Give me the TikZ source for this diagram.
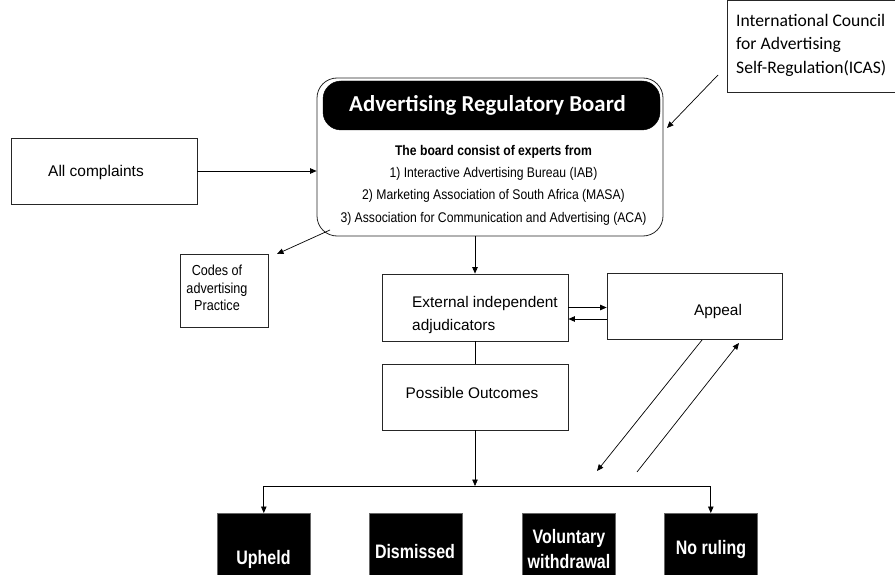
\documentclass[tikz,border=0pt]{standalone}
\usepackage{fontspec}
\setmainfont{Liberation Sans}
\newfontfamily\narrow[FakeStretch=0.87]{Liberation Sans}
\newfontfamily\bnarrow[FakeStretch=0.82]{Liberation Sans}
\newfontfamily\calib{Carlito}
\usetikzlibrary{arrows.meta,calc}
\begin{document}
\begin{tikzpicture}[x=1pt,y=-1pt,
  box/.style={draw=black!85,line width=0.8pt,inner sep=0pt},
  blk/.style={fill=black,draw=black!60,line width=0.6pt,inner sep=0pt,
    minimum width=93pt,minimum height=70pt,anchor=north west},
  blkt/.style={text=white,inner sep=0pt,align=center,font=\bnarrow\bfseries\fontsize{19.5}{25}\selectfont},
  arr/.style={line width=0.7pt,-{Triangle[length=6.5pt,width=5.5pt]}},
  ln/.style={line width=0.7pt}]
\useasboundingbox (0,0) rectangle (895,575);

% ICAS
\node[inner sep=0pt,anchor=north west,minimum width=172pt,minimum height=92pt] (icas) at (727.5,0.5) {};
\draw[line width=0.8pt,draw=black!85] (icas.north east) -- (icas.north west) -- (icas.south west) -- (icas.south east);
\node[anchor=north west,align=left,font=\calib\fontsize{17.6}{23.5}\selectfont,inner sep=0pt] (icast) at (736,14)
  {International Council\\for Advertising\\Self-Regulation(ICAS)};

% Board
\node[box,rounded corners=20pt,minimum width=346pt,minimum height=158pt] (board) at (490,157) {};
\node[fill=black,draw=black,rounded corners=18pt,minimum width=337pt,minimum height=49pt,inner sep=0pt] (title) at (491.5,105.5) {};
\node[inner sep=0pt,text=white,font=\calib\bfseries\fontsize{22.8}{24}\selectfont] (titlet) at (487.5,105.5) {Advertising Regulatory Board};
\node[align=center,inner sep=0pt,font=\narrow\fontsize{14}{22.3}\selectfont] (members) at (493.5,185)
  {\textbf{The board consist of experts from}\\
   1) Interactive Advertising Bureau (IAB)\\
   2) Marketing Association of South Africa (MASA)\\
   3) Association for Communication and Advertising (ACA)};

% All complaints
\node[box,minimum width=186pt,minimum height=66pt] (comp) at (104,171) {};
\node[inner sep=0pt,font=\fontsize{15.5}{18}\selectfont] (compt) at (96,172) {All complaints};

% Codes
\node[box,minimum width=88pt,minimum height=73pt] (codes) at (224,290.5) {};
\node[align=center,inner sep=0pt,font=\narrow\fontsize{14.5}{17.5}\selectfont] (codest) at (217,288)
  {Codes of\\advertising\\Practice};

% External
\node[box,minimum width=186pt,minimum height=67pt] (ext) at (475,307.5) {};
\node[align=left,inner sep=0pt,font=\fontsize{15.4}{23}\selectfont] (extt) at (485,315)
  {External independent\\adjudicators};

% Appeal
\node[box,minimum width=175pt,minimum height=66pt] (app) at (694.5,306) {};
\node[inner sep=0pt,font=\fontsize{15.4}{18}\selectfont] (appt) at (718,312) {Appeal};

% Possible outcomes
\node[box,minimum width=186pt,minimum height=66pt] (poss) at (475,397) {};
\node[inner sep=0pt,font=\fontsize{15.4}{18}\selectfont] (posst) at (472,393) {Possible Outcomes};

% Outcomes
\node[blk] (uph) at (217,513) {};
\node[blk] (dis) at (369,513) {};
\node[blk] (vol) at (522,513) {};
\node[blk] (nor) at (664,513) {};
\node[blkt] (upht) at (263.5,559) {Upheld};
\node[blkt] (dist) at (415,552) {Dismissed};
\node[blkt] (volt) at (569,549) {Voluntary\\withdrawal};
\node[blkt] (nort) at (711,549) {No ruling};

% connectors
\coordinate (i1) at (718,75);
\coordinate (i2) at (667,128);
\draw[arr] (i1) -- (i2);
\draw[arr] (comp.east) -- (comp.east -| board.west);
\coordinate (c1) at (330,230);
\coordinate (c2) at (277,254);
\draw[arr] (c1) -- (c2);
\draw[arr] (ext.north |- board.south) -- (ext.north);
\draw[arr] ([yshift=0pt]ext.east) -- ([yshift=0pt]ext.east -| app.west);
\draw[arr] ([yshift=-11.5pt]ext.east -| app.west) -- ([yshift=-11.5pt]ext.east);
\draw[ln] (ext.south) -- (poss.north);
\coordinate (hub) at (475,486);
\draw[arr] (poss.south) -- (hub);
\draw[arr] (hub) -| (uph.north);
\draw[arr] (hub) -| (nor.north);
\coordinate (a1) at (702,340);
\coordinate (a2) at (597,471);
\draw[arr] (a1) -- (a2);
\coordinate (b1) at (637,472);
\coordinate (b2) at (739,343);
\draw[arr] (b1) -- (b2);
\end{tikzpicture}
\end{document}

-*-

Transcribe all of the material exactly, leaving out whatever pictures it contains.

Give me the TikZ source for this diagram.
\documentclass[tikz,border=0pt]{standalone}
\usepackage{fontspec}
\setmainfont{Liberation Sans}
\newfontfamily\narrow[FakeStretch=0.87]{Liberation Sans}
\newfontfamily\bnarrow[FakeStretch=0.82]{Liberation Sans}
\newfontfamily\calib{Carlito}
\usetikzlibrary{arrows.meta,calc}
\begin{document}
\begin{tikzpicture}[x=1pt,y=-1pt,
  box/.style={draw=black!85,line width=0.8pt,inner sep=0pt},
  blk/.style={fill=black,draw=black!60,line width=0.6pt,inner sep=0pt,
    minimum width=93pt,minimum height=70pt,anchor=north west},
  blkt/.style={text=white,inner sep=0pt,align=center,font=\bnarrow\bfseries\fontsize{19.5}{25}\selectfont},
  arr/.style={line width=0.7pt,-{Triangle[length=6.5pt,width=5.5pt]}},
  ln/.style={line width=0.7pt}]
\useasboundingbox (0,0) rectangle (895,575);

% ICAS
\node[inner sep=0pt,anchor=north west,minimum width=172pt,minimum height=92pt] (icas) at (727.5,0.5) {};
\draw[line width=0.8pt,draw=black!85] (icas.north east) -- (icas.north west) -- (icas.south west) -- (icas.south east);
\node[anchor=north west,align=left,font=\calib\fontsize{17.6}{23.5}\selectfont,inner sep=0pt] (icast) at (736,14)
  {International Council\\for Advertising\\Self-Regulation(ICAS)};

% Board
\node[box,rounded corners=20pt,minimum width=346pt,minimum height=158pt] (board) at (490,157) {};
\node[fill=black,draw=black,rounded corners=18pt,minimum width=337pt,minimum height=49pt,inner sep=0pt] (title) at (491.5,105.5) {};
\node[inner sep=0pt,text=white,font=\calib\bfseries\fontsize{22.8}{24}\selectfont] (titlet) at (487.5,105.5) {Advertising Regulatory Board};
\node[align=center,inner sep=0pt,font=\narrow\fontsize{14}{22.3}\selectfont] (members) at (493.5,185)
  {\textbf{The board consist of experts from}\\
   1) Interactive Advertising Bureau (IAB)\\
   2) Marketing Association of South Africa (MASA)\\
   3) Association for Communication and Advertising (ACA)};

% All complaints
\node[box,minimum width=186pt,minimum height=66pt] (comp) at (104,171) {};
\node[inner sep=0pt,font=\fontsize{15.5}{18}\selectfont] (compt) at (96,172) {All complaints};

% Codes
\node[box,minimum width=88pt,minimum height=73pt] (codes) at (224,290.5) {};
\node[align=center,inner sep=0pt,font=\narrow\fontsize{14.5}{17.5}\selectfont] (codest) at (217,288)
  {Codes of\\advertising\\Practice};

% External
\node[box,minimum width=186pt,minimum height=67pt] (ext) at (475,307.5) {};
\node[align=left,inner sep=0pt,font=\fontsize{15.4}{23}\selectfont] (extt) at (485,315)
  {External independent\\adjudicators};

% Appeal
\node[box,minimum width=175pt,minimum height=66pt] (app) at (694.5,306) {};
\node[inner sep=0pt,font=\fontsize{15.4}{18}\selectfont] (appt) at (718,312) {Appeal};

% Possible outcomes
\node[box,minimum width=186pt,minimum height=66pt] (poss) at (475,397) {};
\node[inner sep=0pt,font=\fontsize{15.4}{18}\selectfont] (posst) at (472,393) {Possible Outcomes};

% Outcomes
\node[blk] (uph) at (217,513) {};
\node[blk] (dis) at (369,513) {};
\node[blk] (vol) at (522,513) {};
\node[blk] (nor) at (664,513) {};
\node[blkt] (upht) at (263.5,559) {Upheld};
\node[blkt] (dist) at (415,552) {Dismissed};
\node[blkt] (volt) at (569,549) {Voluntary\\withdrawal};
\node[blkt] (nort) at (711,549) {No ruling};

% connectors
\coordinate (i1) at (718,75);
\coordinate (i2) at (667,128);
\draw[arr] (i1) -- (i2);
\draw[arr] (comp.east) -- (comp.east -| board.west);
\coordinate (c1) at (330,230);
\coordinate (c2) at (277,254);
\draw[arr] (c1) -- (c2);
\draw[arr] (ext.north |- board.south) -- (ext.north);
\draw[arr] ([yshift=0pt]ext.east) -- ([yshift=0pt]ext.east -| app.west);
\draw[arr] ([yshift=-11.5pt]ext.east -| app.west) -- ([yshift=-11.5pt]ext.east);
\draw[ln] (ext.south) -- (poss.north);
\coordinate (hub) at (475,486);
\draw[arr] (poss.south) -- (hub);
\draw[arr] (hub) -| (uph.north);
\draw[arr] (hub) -| (nor.north);
\coordinate (a1) at (702,340);
\coordinate (a2) at (597,471);
\draw[arr] (a1) -- (a2);
\coordinate (b1) at (637,472);
\coordinate (b2) at (739,343);
\draw[arr] (b1) -- (b2);
\end{tikzpicture}
\end{document}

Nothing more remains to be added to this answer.